## Basic operation

The complexity consists in evaluating the efficiency of the method M and comparing it with another method M’. This comparison is independent of the environment (machine, system, compiler, language, etc.). Efficiency depends on the number of elementary operations. These depend on the size of the data and the nature of the data.

In the case of a sequence type structure, the evaluation is equal to the sum of the costs. For example, if the algorithm has a processing T1(n) followed by T2(n), then T(n)=T1(n)+T2(n).

In the case of a branch, the evaluation is equal to the maximum of the branch lines. For example, the algorithm executes T1(n) else T2(n), then T(n)=max(T1(n), T2(n)).

In the case of a loop, the evaluation is equal to the sum of the costs of the successive passes. For example, if the algorithm is a « while doing Ti(n) with the complexity of Ti(n) depending on the number i of the iteration. » Then the complexity is T(n)=sum(i=1 to n)Ti(n).

## Landau’s notation

Landau’s notation characterizes the asymptotic behavior of a function, that is, the behavior of f(n) when n tends to infinity.

## Example

factorial(int n)

{ int fact = 1; //O(1): initialization

int i = 2; //O(1): initialization

while( i <= n) { //(n − 1) iteration

fact = fact ∗ i; //O(1): multiplication

i = i + +; //O(1): incrementation

}

return fact; //O(1): return

}

Complexity is equal to:

O(1) +O(1) +O((n −1) ∗ (1+1)) +O(1) = O(n)

while(low ≤ high) {

id = (low + high)/2;

if (target < list[mid]) high = mid − 1; else if (target > list[mid])

low = mid + 1;

else break; }

This algorithm will have a Logarithmic Time Complexity O(log(n)). The running time of the algorithm is proportional to the number of times N can be divided by 2 (N is high-low here) which is log(n) in binary.

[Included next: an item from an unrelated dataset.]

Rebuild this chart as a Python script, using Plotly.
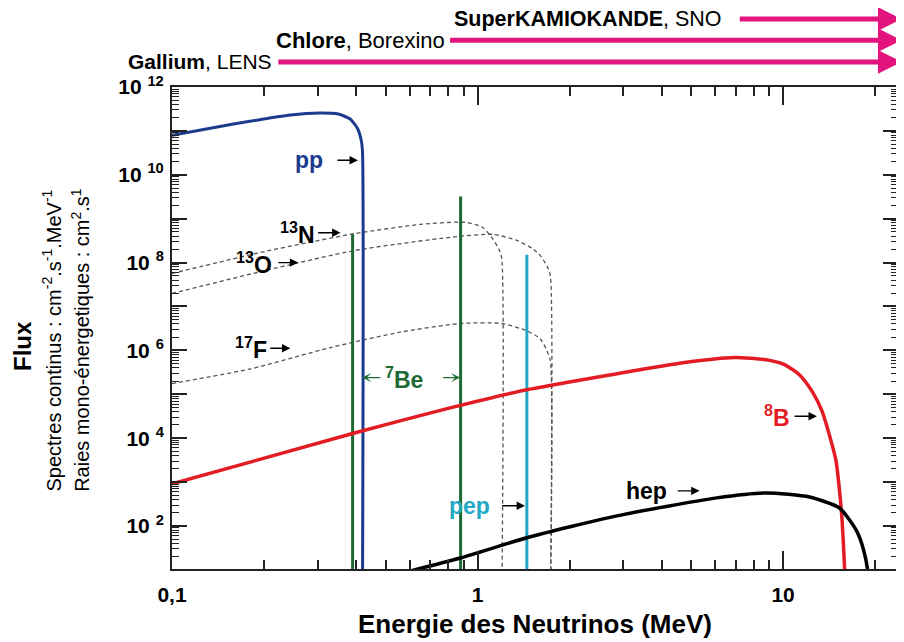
import numpy as np
import plotly.graph_objects as go

# ---------------- data (MeV, flux) ----------------
pp_E = [0.1, 0.159, 0.244, 0.305, 0.350, 0.383, 0.404, 0.416, 0.42, 0.42]
pp_F = [8.0e10, 1.43e11, 2.3e11, 2.55e11, 2.42e11, 1.86e11, 1.16e11, 6.2e10, 3.6e10, 1.0]

n13_E = [0.1, 0.202, 0.398, 0.649, 0.910, 1.04, 1.124, 1.175, 1.2, 1.2]
n13_F = [5.66e7, 1.8e8, 4.6e8, 7.4e8, 8.3e8, 6.3e8, 3.4e8, 2.0e8, 1.25e8, 1.0]

o15_E = [0.1, 0.202, 0.398, 0.813, 1.124, 1.346, 1.51, 1.61, 1.69, 1.73, 1.73]
o15_F = [1.98e7, 6.6e7, 1.9e8, 3.76e8, 4.4e8, 3.2e8, 2.1e8, 1.4e8, 8.2e7, 5.2e7, 1.0]

f17_E = [0.1, 0.181, 0.330, 0.558, 0.877, 1.2, 1.45, 1.60, 1.675, 1.73, 1.73]
f17_F = [1.75e5, 3.8e5, 1.16e6, 2.6e6, 4.1e6, 4.1e6, 2.8e6, 1.86e6, 1.1e6, 5.9e5, 1.0]

b8_E = [0.1, 0.398, 0.813, 1.45, 2.86, 4.70, 6.94, 8.70, 10.1, 11.3, 12.4, 13.4, 14.2, 14.9, 15.3, 15.6, 15.9, 16.0]
b8_F = [910, 1.33e4, 4.9e4, 1.27e5, 2.95e5, 5.25e5, 6.9e5, 6.17e5, 4.74e5, 2.8e5, 1.21e5, 4.2e4,
        1.13e4, 3.05e3, 630, 130, 10, 1.0]

hep_E = [0.517, 0.877, 1.45, 2.86, 6.06, 8.83, 12.2, 15.3, 17.4, 18.3, 18.9, 18.95]
hep_F = [7.2, 18.6, 54, 170, 437, 566, 457, 257, 77, 30, 10, 5.6]

be7_E = [0.39, 0.88]
be7_F = [4.4e8, 3.2e9]
pep_E = [1.45]
pep_F = [1.5e8]

x_tickvals = [0.1, 1, 10]
x_ticktext = ["0,1", "1", "10"]
y_decades = list(range(1, 13))

FONT = "Liberation Sans, Arial, Helvetica, sans-serif"

C_PP = "#1c3b8e"
C_GREEN = "#1e6a33"
C_CYAN = "#22a8c4"
C_RED = "#e31b23"
C_MAG = "#e4147f"
C_DASH = "#555555"


def vlines(E, F):
    xs, ys = [], []
    for e, f in zip(E, F):
        xs += [e, e, None]
        ys += [1.0, f, None]
    return xs, ys


fig = go.Figure()

dash_style = dict(color=C_DASH, width=1.3, dash="4px,3px", shape="spline", smoothing=0.6)
fig.add_trace(go.Scatter(x=n13_E, y=n13_F, mode="lines", line=dash_style))
fig.add_trace(go.Scatter(x=o15_E, y=o15_F, mode="lines", line=dash_style))
fig.add_trace(go.Scatter(x=f17_E, y=f17_F, mode="lines", line=dash_style))

bx, by = vlines(be7_E, be7_F)
fig.add_trace(go.Scatter(x=bx, y=by, mode="lines", line=dict(color=C_GREEN, width=3)))
px_, py_ = vlines(pep_E, pep_F)
fig.add_trace(go.Scatter(x=px_, y=py_, mode="lines", line=dict(color=C_CYAN, width=3)))

fig.add_trace(go.Scatter(x=pp_E, y=pp_F, mode="lines",
                         line=dict(color=C_PP, width=3, shape="spline", smoothing=0.6)))
fig.add_trace(go.Scatter(x=b8_E, y=b8_F, mode="lines",
                         line=dict(color=C_RED, width=3.5, shape="spline", smoothing=0.6)))
fig.add_trace(go.Scatter(x=hep_E, y=hep_F, mode="lines",
                         line=dict(color="black", width=3.5, shape="spline", smoothing=0.6)))

L = np.log10
LBL = 23

# in-plot labels: text right edge at E_edge, arrow starts gap px later and ends at E_head
# (text, color, E_edge, E_head, log10 F, gap px)
labels = [
    ("<b>pp</b>", C_PP, 0.313, 0.406, 10.33, 14),
    ("<b><sup>13</sup>N</b>", "black", 0.294, 0.356, 8.68, 3),
    ("<b><sup>13</sup>O</b>", "black", 0.213, 0.259, 8.00, 6),
    ("<b><sup>17</sup>F</b>", "black", 0.205, 0.244, 6.05, 3),
    ("<b>pep</b>", C_CYAN, 1.10, 1.43, 2.46, 12),
    ("<b>hep</b>", "black", 4.16, 5.33, 2.80, 11),
    ("<b><sup>8</sup>B</b>", C_RED, 10.5, 12.9, 4.50, 5),
]
for txt, col, et, eh, lf, gap in labels:
    fig.add_annotation(x=L(eh), y=lf, ax=L(et), ay=lf, xref="x", yref="y", axref="x", ayref="y",
                       text=txt, xanchor="right", yanchor="middle", borderpad=0, borderwidth=0,
                       font=dict(family=FONT, size=LBL, color=col), startstandoff=gap,
                       showarrow=True, arrowhead=2, arrowsize=1.2, arrowwidth=1.4, arrowcolor="black")

# 7Be label with double arrows
fig.add_annotation(x=L(0.419), y=5.38, ax=L(0.499), ay=5.38, xref="x", yref="y", axref="x", ayref="y",
                   text="<b><sup>7</sup>Be</b>", xanchor="left", yanchor="middle", borderpad=0, borderwidth=0,
                   font=dict(family=FONT, size=LBL, color=C_GREEN), startstandoff=5,
                   showarrow=True, arrowhead=3, arrowsize=1.2, arrowwidth=1.3, arrowcolor=C_GREEN)
fig.add_annotation(x=L(0.877), y=5.38, ax=L(0.755), ay=5.38, xref="x", yref="y", axref="x", ayref="y",
                   text=" ", showarrow=True, arrowhead=3, arrowsize=1.2, arrowwidth=1.3, arrowcolor=C_GREEN)

# detector thresholds above the plot (text right edge at E_edge, arrow starts after a gap)
det = [
    ("<b>Gallium</b>, LENS", 0.213, 1.052, 21, 6),
    ("<b>Chlore</b>, Borexino", 0.783, 1.097, 22, 5),
    ("<b>SuperKAMIOKANDE</b>, SNO", 6.30, 1.141, 21.5, 18),
]
for txt, e0, yp, fs, gap in det:
    fig.add_annotation(x=1.388, y=yp, ax=L(e0), ay=0, xref="x", yref="paper", axref="x", ayref="pixel",
                       text=txt, xanchor="right", yanchor="middle", borderpad=0, borderwidth=0,
                       font=dict(family=FONT, size=fs, color="black"), startstandoff=gap,
                       showarrow=True, arrowhead=2, arrowsize=0.95, arrowwidth=5, arrowcolor=C_MAG)

# axis titles
fig.add_annotation(x=0.50, y=-0.114, xref="paper", yref="paper", text="<b>Energie des Neutrinos (MeV)</b>",
                   showarrow=False, font=dict(family=FONT, size=26, color="black"),
                   xanchor="center", yanchor="middle")
fig.add_annotation(x=-0.205, y=0.463, xref="paper", yref="paper", text="<b>Flux</b>", textangle=-90,
                   showarrow=False, font=dict(family=FONT, size=24, color="black"),
                   xanchor="center", yanchor="middle")
fig.add_annotation(x=-0.166, y=0.475, xref="paper", yref="paper",
                   text="Spectres continus : cm<sup>-2</sup>.s<sup>-1</sup>.MeV<sup>-1</sup>", textangle=-90,
                   showarrow=False, font=dict(family=FONT, size=20, color="black"),
                   xanchor="center", yanchor="middle")
fig.add_annotation(x=-0.127, y=0.475, xref="paper", yref="paper",
                   text="Raies mono-énergetiques : cm<sup>2</sup>.s<sup>1</sup>", textangle=-90,
                   showarrow=False, font=dict(family=FONT, size=20, color="black"),
                   xanchor="center", yanchor="middle")

y_tickvals = [10**d for d in y_decades]
y_ticktext = [("10 <sup>%d</sup>" % d) if d % 2 == 0 else "" for d in y_decades]

# the page body adds an 8px offset, so the figure is 8px smaller and margins shifted
fig.update_layout(
    width=896, height=634,
    margin=dict(l=164, r=6, t=79, b=73, autoexpand=False),
    paper_bgcolor="white", plot_bgcolor="white",
    showlegend=False,
    font=dict(family=FONT, color="black"),
    xaxis=dict(
        type="log", range=[-1, 1.376], showgrid=False, zeroline=False, automargin=False,
        showline=True, linecolor="#222", linewidth=2, mirror="ticks",
        ticks="inside", ticklen=18, tickwidth=1.5, tickcolor="#222",
        tickmode="array", tickvals=x_tickvals, ticktext=x_ticktext,
        tickfont=dict(family=FONT, size=21, color="black", weight="bold"),
        ticklabelstandoff=6,
        minor=dict(ticks="inside", ticklen=9, tickwidth=1.5, tickcolor="#222", dtick="D1", showgrid=False),
    ),
    yaxis=dict(
        type="log", range=[1.02, 12], showgrid=False, zeroline=False, automargin=False,
        showline=True, linecolor="#222", linewidth=2, mirror="ticks",
        ticks="inside", ticklen=15, tickwidth=1.5, tickcolor="#222",
        tickmode="array", tickvals=y_tickvals, ticktext=y_ticktext,
        tickfont=dict(family=FONT, size=21, color="black", weight="bold"),
        ticklabelstandoff=2,
        minor=dict(ticks="inside", ticklen=7, tickwidth=1.2, tickcolor="#222", dtick="D1", showgrid=False),
    ),
)

fig.write_html("out.html")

## Worse, better and average

Consider an algorithm for finding an element in a table in iterative form. The algorithm stops when the value has been found. The algorithm is broken down as follows: assignment of 0 to i, as long as i has not traversed the table we increment i, if tab[i]=value then we return true, otherwise at the end of the array we return false. Note C the complexity of the loop.

In the worst case, the algorithm traverses the entire array, ie T(n)=1+n*C=O(n). At best, the element is at the beginning of the array, so T(n)=1+C=O(1). We consider that on average, there is a 50% chance that the element is not in the table, and 50% that it is at half of the table (this is of course absurd, but we will not do all the possibilities). In this case, the average complexity is T(n)=0.5*(1+n*C)+0.5*(1+n*C/2)=a*n+b with a and b constants =O(n). We notice that the average asymptotic behavior is the same as the worst case.